** start of Material for the task **
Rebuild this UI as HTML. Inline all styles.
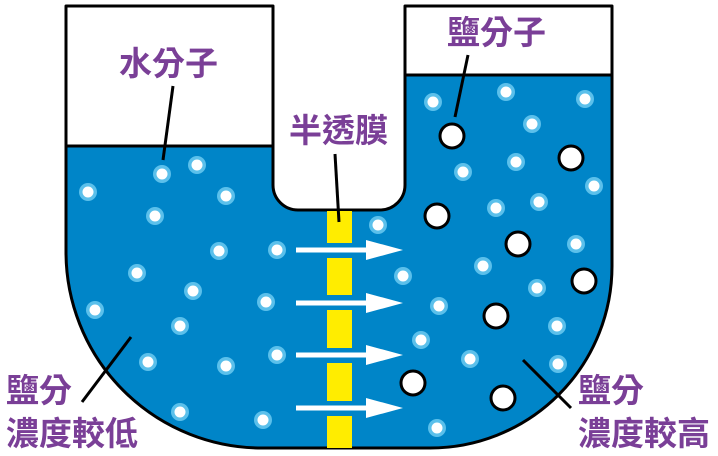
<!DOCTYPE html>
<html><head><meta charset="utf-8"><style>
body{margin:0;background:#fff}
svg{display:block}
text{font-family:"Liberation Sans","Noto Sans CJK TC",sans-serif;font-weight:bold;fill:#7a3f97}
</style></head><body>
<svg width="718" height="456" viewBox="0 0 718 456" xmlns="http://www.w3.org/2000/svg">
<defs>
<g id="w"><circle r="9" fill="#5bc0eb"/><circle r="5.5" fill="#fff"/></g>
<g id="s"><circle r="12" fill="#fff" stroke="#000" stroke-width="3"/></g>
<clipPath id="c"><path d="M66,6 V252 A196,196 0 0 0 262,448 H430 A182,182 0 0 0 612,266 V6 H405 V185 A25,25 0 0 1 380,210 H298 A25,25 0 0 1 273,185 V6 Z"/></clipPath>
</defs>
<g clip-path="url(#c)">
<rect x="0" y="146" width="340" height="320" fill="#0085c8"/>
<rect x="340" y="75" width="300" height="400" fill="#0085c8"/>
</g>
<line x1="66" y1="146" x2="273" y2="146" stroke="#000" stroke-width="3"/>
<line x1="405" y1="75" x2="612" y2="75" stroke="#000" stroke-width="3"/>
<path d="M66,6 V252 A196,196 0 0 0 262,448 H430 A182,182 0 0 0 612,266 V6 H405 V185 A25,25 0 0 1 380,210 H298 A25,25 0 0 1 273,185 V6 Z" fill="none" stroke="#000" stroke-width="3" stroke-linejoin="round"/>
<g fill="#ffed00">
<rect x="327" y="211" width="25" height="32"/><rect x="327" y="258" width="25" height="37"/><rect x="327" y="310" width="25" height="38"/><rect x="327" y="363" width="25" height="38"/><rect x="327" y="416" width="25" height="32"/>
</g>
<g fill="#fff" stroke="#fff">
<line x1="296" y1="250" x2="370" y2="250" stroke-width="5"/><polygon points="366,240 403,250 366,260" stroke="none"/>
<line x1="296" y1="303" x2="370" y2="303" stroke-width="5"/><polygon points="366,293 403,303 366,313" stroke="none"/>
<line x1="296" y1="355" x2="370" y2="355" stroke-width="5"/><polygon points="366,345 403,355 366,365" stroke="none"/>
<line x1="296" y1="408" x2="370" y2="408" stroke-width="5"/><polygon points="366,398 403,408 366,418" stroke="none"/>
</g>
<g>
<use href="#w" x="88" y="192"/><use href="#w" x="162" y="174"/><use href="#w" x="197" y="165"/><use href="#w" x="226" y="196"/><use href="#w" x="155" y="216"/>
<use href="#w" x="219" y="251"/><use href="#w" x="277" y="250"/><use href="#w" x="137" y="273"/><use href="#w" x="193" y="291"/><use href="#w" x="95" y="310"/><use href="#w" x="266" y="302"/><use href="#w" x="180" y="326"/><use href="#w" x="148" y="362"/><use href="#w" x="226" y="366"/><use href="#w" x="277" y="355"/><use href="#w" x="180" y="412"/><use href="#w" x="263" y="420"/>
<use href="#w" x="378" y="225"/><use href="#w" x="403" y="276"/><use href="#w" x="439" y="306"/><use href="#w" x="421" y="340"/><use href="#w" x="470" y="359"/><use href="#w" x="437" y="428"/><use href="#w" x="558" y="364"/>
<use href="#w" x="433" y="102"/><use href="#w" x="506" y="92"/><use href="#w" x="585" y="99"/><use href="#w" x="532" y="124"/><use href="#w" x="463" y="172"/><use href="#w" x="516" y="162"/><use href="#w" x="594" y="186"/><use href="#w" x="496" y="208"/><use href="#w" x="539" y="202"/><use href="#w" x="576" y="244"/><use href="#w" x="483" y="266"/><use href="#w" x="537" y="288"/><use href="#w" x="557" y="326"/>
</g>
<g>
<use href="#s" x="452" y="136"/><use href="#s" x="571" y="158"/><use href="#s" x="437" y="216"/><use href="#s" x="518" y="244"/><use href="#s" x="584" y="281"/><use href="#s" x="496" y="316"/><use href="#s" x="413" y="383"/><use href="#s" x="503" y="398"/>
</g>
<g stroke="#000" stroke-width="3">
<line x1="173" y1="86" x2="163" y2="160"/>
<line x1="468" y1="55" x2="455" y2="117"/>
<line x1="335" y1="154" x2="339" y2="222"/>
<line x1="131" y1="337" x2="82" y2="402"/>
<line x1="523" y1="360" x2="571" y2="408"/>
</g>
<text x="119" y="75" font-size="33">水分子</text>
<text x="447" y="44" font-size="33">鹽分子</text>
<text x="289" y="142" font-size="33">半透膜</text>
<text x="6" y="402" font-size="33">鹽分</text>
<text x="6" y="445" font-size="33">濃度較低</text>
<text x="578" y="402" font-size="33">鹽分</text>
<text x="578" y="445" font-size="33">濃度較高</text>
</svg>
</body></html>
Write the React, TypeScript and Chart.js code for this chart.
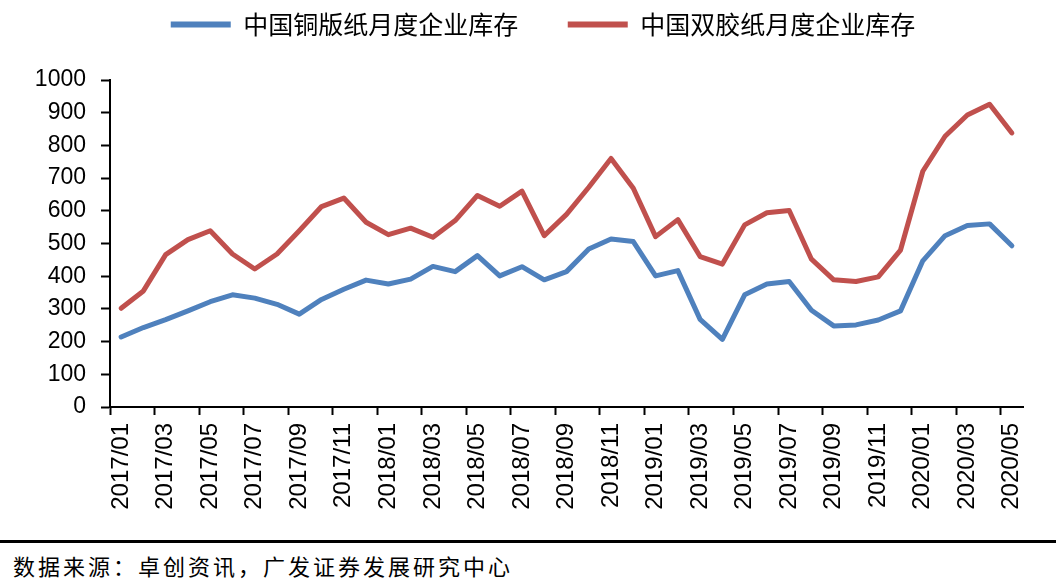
** end of Material for the task **
Transcribe the material exactly, leaving every picture out.

Response to this exercise:
Rebuild this UI as HTML. Inline all styles.
<!DOCTYPE html>
<html><head><meta charset="utf-8"><style>
body{margin:0;background:#fff}
svg{display:block}
text{font-family:"Liberation Sans","Noto Sans CJK TC",sans-serif;font-weight:bold;fill:#7a3f97}
</style></head><body>
<svg width="718" height="456" viewBox="0 0 718 456" xmlns="http://www.w3.org/2000/svg">
<defs>
<g id="w"><circle r="9" fill="#5bc0eb"/><circle r="5.5" fill="#fff"/></g>
<g id="s"><circle r="12" fill="#fff" stroke="#000" stroke-width="3"/></g>
<clipPath id="c"><path d="M66,6 V252 A196,196 0 0 0 262,448 H430 A182,182 0 0 0 612,266 V6 H405 V185 A25,25 0 0 1 380,210 H298 A25,25 0 0 1 273,185 V6 Z"/></clipPath>
</defs>
<g clip-path="url(#c)">
<rect x="0" y="146" width="340" height="320" fill="#0085c8"/>
<rect x="340" y="75" width="300" height="400" fill="#0085c8"/>
</g>
<line x1="66" y1="146" x2="273" y2="146" stroke="#000" stroke-width="3"/>
<line x1="405" y1="75" x2="612" y2="75" stroke="#000" stroke-width="3"/>
<path d="M66,6 V252 A196,196 0 0 0 262,448 H430 A182,182 0 0 0 612,266 V6 H405 V185 A25,25 0 0 1 380,210 H298 A25,25 0 0 1 273,185 V6 Z" fill="none" stroke="#000" stroke-width="3" stroke-linejoin="round"/>
<g fill="#ffed00">
<rect x="327" y="211" width="25" height="32"/><rect x="327" y="258" width="25" height="37"/><rect x="327" y="310" width="25" height="38"/><rect x="327" y="363" width="25" height="38"/><rect x="327" y="416" width="25" height="32"/>
</g>
<g fill="#fff" stroke="#fff">
<line x1="296" y1="250" x2="370" y2="250" stroke-width="5"/><polygon points="366,240 403,250 366,260" stroke="none"/>
<line x1="296" y1="303" x2="370" y2="303" stroke-width="5"/><polygon points="366,293 403,303 366,313" stroke="none"/>
<line x1="296" y1="355" x2="370" y2="355" stroke-width="5"/><polygon points="366,345 403,355 366,365" stroke="none"/>
<line x1="296" y1="408" x2="370" y2="408" stroke-width="5"/><polygon points="366,398 403,408 366,418" stroke="none"/>
</g>
<g>
<use href="#w" x="88" y="192"/><use href="#w" x="162" y="174"/><use href="#w" x="197" y="165"/><use href="#w" x="226" y="196"/><use href="#w" x="155" y="216"/>
<use href="#w" x="219" y="251"/><use href="#w" x="277" y="250"/><use href="#w" x="137" y="273"/><use href="#w" x="193" y="291"/><use href="#w" x="95" y="310"/><use href="#w" x="266" y="302"/><use href="#w" x="180" y="326"/><use href="#w" x="148" y="362"/><use href="#w" x="226" y="366"/><use href="#w" x="277" y="355"/><use href="#w" x="180" y="412"/><use href="#w" x="263" y="420"/>
<use href="#w" x="378" y="225"/><use href="#w" x="403" y="276"/><use href="#w" x="439" y="306"/><use href="#w" x="421" y="340"/><use href="#w" x="470" y="359"/><use href="#w" x="437" y="428"/><use href="#w" x="558" y="364"/>
<use href="#w" x="433" y="102"/><use href="#w" x="506" y="92"/><use href="#w" x="585" y="99"/><use href="#w" x="532" y="124"/><use href="#w" x="463" y="172"/><use href="#w" x="516" y="162"/><use href="#w" x="594" y="186"/><use href="#w" x="496" y="208"/><use href="#w" x="539" y="202"/><use href="#w" x="576" y="244"/><use href="#w" x="483" y="266"/><use href="#w" x="537" y="288"/><use href="#w" x="557" y="326"/>
</g>
<g>
<use href="#s" x="452" y="136"/><use href="#s" x="571" y="158"/><use href="#s" x="437" y="216"/><use href="#s" x="518" y="244"/><use href="#s" x="584" y="281"/><use href="#s" x="496" y="316"/><use href="#s" x="413" y="383"/><use href="#s" x="503" y="398"/>
</g>
<g stroke="#000" stroke-width="3">
<line x1="173" y1="86" x2="163" y2="160"/>
<line x1="468" y1="55" x2="455" y2="117"/>
<line x1="335" y1="154" x2="339" y2="222"/>
<line x1="131" y1="337" x2="82" y2="402"/>
<line x1="523" y1="360" x2="571" y2="408"/>
</g>
<text x="119" y="75" font-size="33">水分子</text>
<text x="447" y="44" font-size="33">鹽分子</text>
<text x="289" y="142" font-size="33">半透膜</text>
<text x="6" y="402" font-size="33">鹽分</text>
<text x="6" y="445" font-size="33">濃度較低</text>
<text x="578" y="402" font-size="33">鹽分</text>
<text x="578" y="445" font-size="33">濃度較高</text>
</svg>
</body></html>
Write the React, TypeScript and Chart.js code for this chart.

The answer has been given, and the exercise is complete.